Yes, it’s true that on April 19, 2012, during this election campaign, the State Legislature - on a party line vote- passed a law to try to neuter this constitutional protection for charter cities, but no Court has validated that law. There is nothing in the Fitch report that indicates this law could ever be enforced, it merely cites this as a risk along with the loss of redevelopment funds, depressed real estate market prices, and other contingencies.

In 2002, Frye voted for San Diego's independence from the State Legislature. But now, why does she think the State Legislature should control the City?

For the record, here is current City Law that Frye voted for on May 14, 2002. §22.3002 Relationship to State Law (a) Pursuant to Section 1100.7 of California’s Public Contract Code, the City Council declares that the City’s Public Contracts Code, or any portion thereof, is expressly exempt from the California Public Contracts Code. (b) In the interest of ensuring an expeditious and fair procedure for administering the award of its public contracts, the City in its discretion may follow portions of the California Public Contract Code, but absent a judicial finding that a particular aspect of local public contracting is a matter of statewide concern, the City is not required to do so.

Here is the State law Frye cites when she argues "the Sky is falling!"

Sec. 1100.7. This code is the basis of contracts between most public entities in this state and their contractors and subcontractors.

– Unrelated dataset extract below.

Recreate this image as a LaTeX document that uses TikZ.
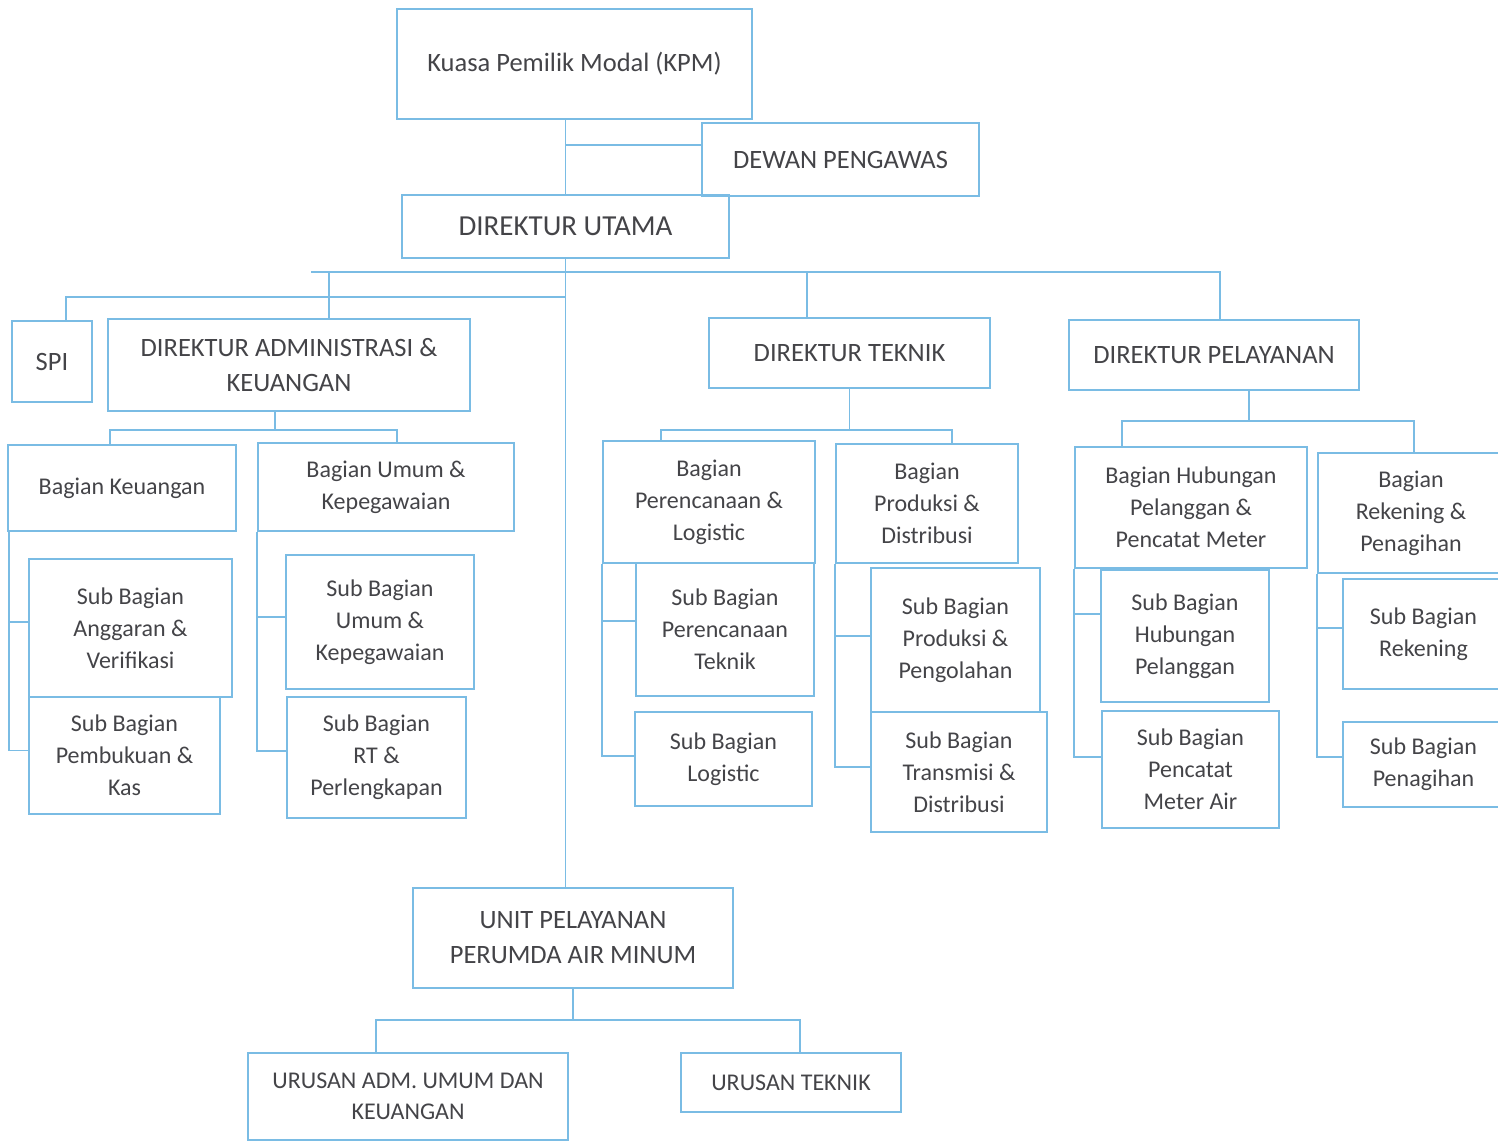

With regard to charter cities, this code applies in the absence of an express exemption [like in San Diego] or a city charter provision or ordinance that conflicts with the relevant provision of this code.

Sec. 2503. If a charter provision, initiative, or ordinance of a charter city prohibits, limits, or constrains in any way the governing board's authority or discretion to adopt, require, or utilize a project labor agreement that includes all the taxpayer protection provisions of Section 2500 for some or all of the construction projects to be awarded by the city, then state funding or financial assistance shall not be used to support any construction projects awarded by the city. This section shall not be applicable until January 1, 2015, for charter cities in which a charter provision, initiative, or ordinance in effect prior to November 1, 2011, would disqualify a construction project from receiving state funding or financial assistance.